--- Data rows ---
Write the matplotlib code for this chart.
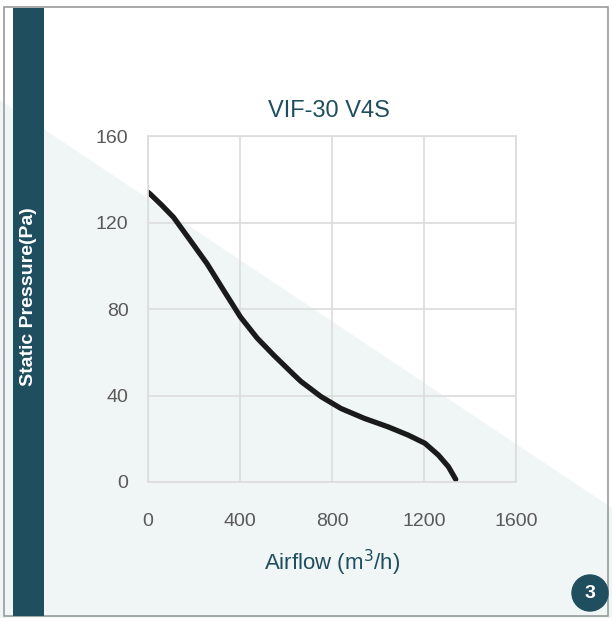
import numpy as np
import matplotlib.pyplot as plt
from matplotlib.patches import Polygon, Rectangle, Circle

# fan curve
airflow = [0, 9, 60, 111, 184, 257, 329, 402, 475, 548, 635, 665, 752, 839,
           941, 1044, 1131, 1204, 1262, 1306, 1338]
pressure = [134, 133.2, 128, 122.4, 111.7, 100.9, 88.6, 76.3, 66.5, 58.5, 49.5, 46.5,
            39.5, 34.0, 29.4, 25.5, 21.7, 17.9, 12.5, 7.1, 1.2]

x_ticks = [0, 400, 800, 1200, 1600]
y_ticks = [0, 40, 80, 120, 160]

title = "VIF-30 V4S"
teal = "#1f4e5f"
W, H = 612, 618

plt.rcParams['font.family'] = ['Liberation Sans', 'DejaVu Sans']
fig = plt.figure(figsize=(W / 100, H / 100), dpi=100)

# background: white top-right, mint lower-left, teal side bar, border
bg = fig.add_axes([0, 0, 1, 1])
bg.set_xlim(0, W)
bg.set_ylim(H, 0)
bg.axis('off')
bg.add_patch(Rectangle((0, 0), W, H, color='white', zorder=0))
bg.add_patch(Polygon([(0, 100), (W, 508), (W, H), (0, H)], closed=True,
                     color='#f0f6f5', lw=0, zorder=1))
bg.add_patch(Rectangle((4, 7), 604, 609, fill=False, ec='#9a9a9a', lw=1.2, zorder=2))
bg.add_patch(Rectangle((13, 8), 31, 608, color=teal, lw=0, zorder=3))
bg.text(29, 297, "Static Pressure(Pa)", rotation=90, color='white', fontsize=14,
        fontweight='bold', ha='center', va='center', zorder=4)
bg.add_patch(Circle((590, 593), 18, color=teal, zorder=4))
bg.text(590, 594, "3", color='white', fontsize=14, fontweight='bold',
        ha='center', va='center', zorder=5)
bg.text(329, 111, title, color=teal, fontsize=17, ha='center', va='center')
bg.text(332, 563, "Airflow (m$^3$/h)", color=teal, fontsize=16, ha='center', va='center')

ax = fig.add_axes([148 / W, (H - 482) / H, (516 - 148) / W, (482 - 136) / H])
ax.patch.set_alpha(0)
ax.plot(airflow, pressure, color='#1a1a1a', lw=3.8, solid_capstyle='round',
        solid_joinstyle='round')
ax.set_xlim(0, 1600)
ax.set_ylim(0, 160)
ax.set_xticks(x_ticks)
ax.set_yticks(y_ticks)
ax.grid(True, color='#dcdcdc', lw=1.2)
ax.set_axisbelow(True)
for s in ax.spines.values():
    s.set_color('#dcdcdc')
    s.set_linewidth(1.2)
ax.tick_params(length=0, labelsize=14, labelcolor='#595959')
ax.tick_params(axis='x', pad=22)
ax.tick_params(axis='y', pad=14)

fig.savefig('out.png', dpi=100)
---
--- Data rows ---
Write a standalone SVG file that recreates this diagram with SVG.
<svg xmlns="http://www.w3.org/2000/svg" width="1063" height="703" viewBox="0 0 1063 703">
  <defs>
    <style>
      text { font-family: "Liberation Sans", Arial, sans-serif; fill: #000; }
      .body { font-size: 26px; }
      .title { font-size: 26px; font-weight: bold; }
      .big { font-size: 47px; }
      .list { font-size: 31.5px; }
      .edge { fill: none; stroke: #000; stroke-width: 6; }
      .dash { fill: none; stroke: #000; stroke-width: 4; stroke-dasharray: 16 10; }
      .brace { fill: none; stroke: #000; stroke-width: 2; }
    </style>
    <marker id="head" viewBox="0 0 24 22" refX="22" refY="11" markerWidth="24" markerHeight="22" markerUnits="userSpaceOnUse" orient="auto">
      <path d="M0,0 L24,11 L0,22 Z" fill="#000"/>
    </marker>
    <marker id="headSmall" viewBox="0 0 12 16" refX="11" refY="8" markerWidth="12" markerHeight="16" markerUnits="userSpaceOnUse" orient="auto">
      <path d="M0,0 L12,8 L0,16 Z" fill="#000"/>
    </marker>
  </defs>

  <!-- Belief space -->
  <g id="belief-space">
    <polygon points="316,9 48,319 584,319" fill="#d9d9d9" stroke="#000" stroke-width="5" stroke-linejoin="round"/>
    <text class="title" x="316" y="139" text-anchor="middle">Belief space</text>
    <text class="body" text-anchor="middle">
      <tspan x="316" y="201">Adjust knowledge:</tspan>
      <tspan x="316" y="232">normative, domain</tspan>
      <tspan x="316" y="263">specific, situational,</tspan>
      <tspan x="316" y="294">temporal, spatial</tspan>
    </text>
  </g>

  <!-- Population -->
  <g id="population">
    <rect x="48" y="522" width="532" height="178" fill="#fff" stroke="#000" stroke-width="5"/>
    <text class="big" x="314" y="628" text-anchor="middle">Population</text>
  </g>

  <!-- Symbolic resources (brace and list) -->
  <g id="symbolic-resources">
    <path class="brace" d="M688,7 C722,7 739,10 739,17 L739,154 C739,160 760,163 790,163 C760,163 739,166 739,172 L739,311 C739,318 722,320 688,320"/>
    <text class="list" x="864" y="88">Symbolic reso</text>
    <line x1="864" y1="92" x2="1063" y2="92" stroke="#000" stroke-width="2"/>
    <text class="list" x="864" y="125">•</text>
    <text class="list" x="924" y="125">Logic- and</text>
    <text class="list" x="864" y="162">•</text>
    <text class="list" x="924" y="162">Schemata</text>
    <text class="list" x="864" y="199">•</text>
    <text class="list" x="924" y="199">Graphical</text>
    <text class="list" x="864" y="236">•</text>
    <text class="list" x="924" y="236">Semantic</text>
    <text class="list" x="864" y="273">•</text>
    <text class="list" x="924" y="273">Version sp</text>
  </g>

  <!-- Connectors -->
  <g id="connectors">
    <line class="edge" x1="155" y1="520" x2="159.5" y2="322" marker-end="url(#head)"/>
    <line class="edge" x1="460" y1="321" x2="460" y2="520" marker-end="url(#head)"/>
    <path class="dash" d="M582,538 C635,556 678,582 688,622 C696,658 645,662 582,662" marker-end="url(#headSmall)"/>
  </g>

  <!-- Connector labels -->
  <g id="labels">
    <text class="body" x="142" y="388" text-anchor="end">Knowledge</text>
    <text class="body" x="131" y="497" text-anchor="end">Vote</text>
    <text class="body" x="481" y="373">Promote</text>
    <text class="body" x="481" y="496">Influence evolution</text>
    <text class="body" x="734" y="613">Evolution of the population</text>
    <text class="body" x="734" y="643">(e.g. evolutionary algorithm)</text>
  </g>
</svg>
---
Directive
Set down exactly the lines above, from the line containing "Write the matplotlib code for this chart." through the line containing "fig = plt.figure(figsize=(W". Skip the pictures.

Written solution
Write the matplotlib code for this chart.
import numpy as np
import matplotlib.pyplot as plt
from matplotlib.patches import Polygon, Rectangle, Circle

# fan curve
airflow = [0, 9, 60, 111, 184, 257, 329, 402, 475, 548, 635, 665, 752, 839,
           941, 1044, 1131, 1204, 1262, 1306, 1338]
pressure = [134, 133.2, 128, 122.4, 111.7, 100.9, 88.6, 76.3, 66.5, 58.5, 49.5, 46.5,
            39.5, 34.0, 29.4, 25.5, 21.7, 17.9, 12.5, 7.1, 1.2]

x_ticks = [0, 400, 800, 1200, 1600]
y_ticks = [0, 40, 80, 120, 160]

title = "VIF-30 V4S"
teal = "#1f4e5f"
W, H = 612, 618

plt.rcParams['font.family'] = ['Liberation Sans', 'DejaVu Sans']
fig = plt.figure(figsize=(W / 100, H / 100), dpi=100)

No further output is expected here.